As stated in the Economic and Tax Outlook chapter, the turmoil in international financial markets has worsened since the Half Year Update, with financial markets characterised by increased risk aversion and investor uncertainty. In our main forecasts, we have assumed a reasonably orderly resolution of the financial crisis in the year ahead. Figure 3.1 shows the Chicago Board Options Exchange Volatility Index. It represents one measure of the market’s expectation of volatility over the next 30-day period (a higher number means more volatility is expected). Since mid-March the index has been falling – consistent with the assumption in our main forecasts – but, as Figure 3.1 indicates, in the past year uncertainty has come in cycles with stresses intensifying and easing in waves. With risk appetite being so volatile in the current environment, further write-downs of debt and bank funding problems internationally could see the markets become even more risk averse. If the period of financial market uncertainty and risk aversion is more protracted and severe than expected, New Zealand could be affected in two main ways – a higher cost of credit to firms and households and a lower exchange rate.

Figure 3.1 – Chicago Board Options Exchange Volatility Index
Figure 3.1 – Chicago Board Options Exchange Volatility Index.
Source: Chicago Board Options Exchange

Banks operating in New Zealand have passed on some of the increased costs of funding their loans to New Zealand households and firms in the form of higher interest rates. Banks have also become more reluctant to lend to some firms in some sectors. In our main forecasts this contributes to the slowing in domestic demand which began late 2007, continuing throughout 2008. A further rise in interest rates (or in the more extreme case if credit availability becomes severely restricted) would mean the easing in domestic demand is sharper and longer than we have forecast.

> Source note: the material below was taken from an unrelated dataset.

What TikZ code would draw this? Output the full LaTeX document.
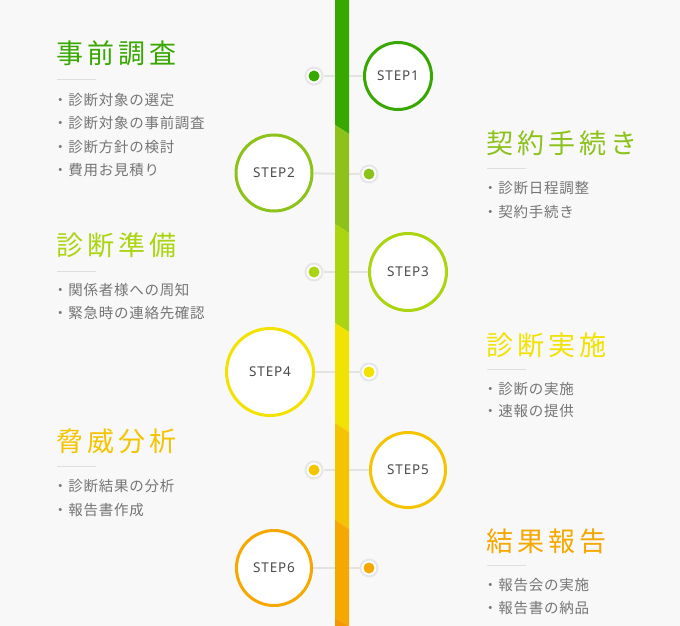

Rising global risk aversion could exacerbate any depreciation of the currency. If, as assumed in our forecasts, the official cash rate moves towards a more neutral position, heightened risk aversion could cause large exits in carry trade positions.[4] A lower exchange rate would boost exports but would also likely slow consumption and business investment relative to our main forecasts as imports become more expensive.


  • [4]The carry trade is an investment strategy in which an investor sells a certain currency with a relatively low interest rate, eg, the Yen, and uses the funds to purchase a different currency yielding a higher interest rate, eg, the NZD. These transactions are leveraged, so a small movement in exchange rates can result in large losses.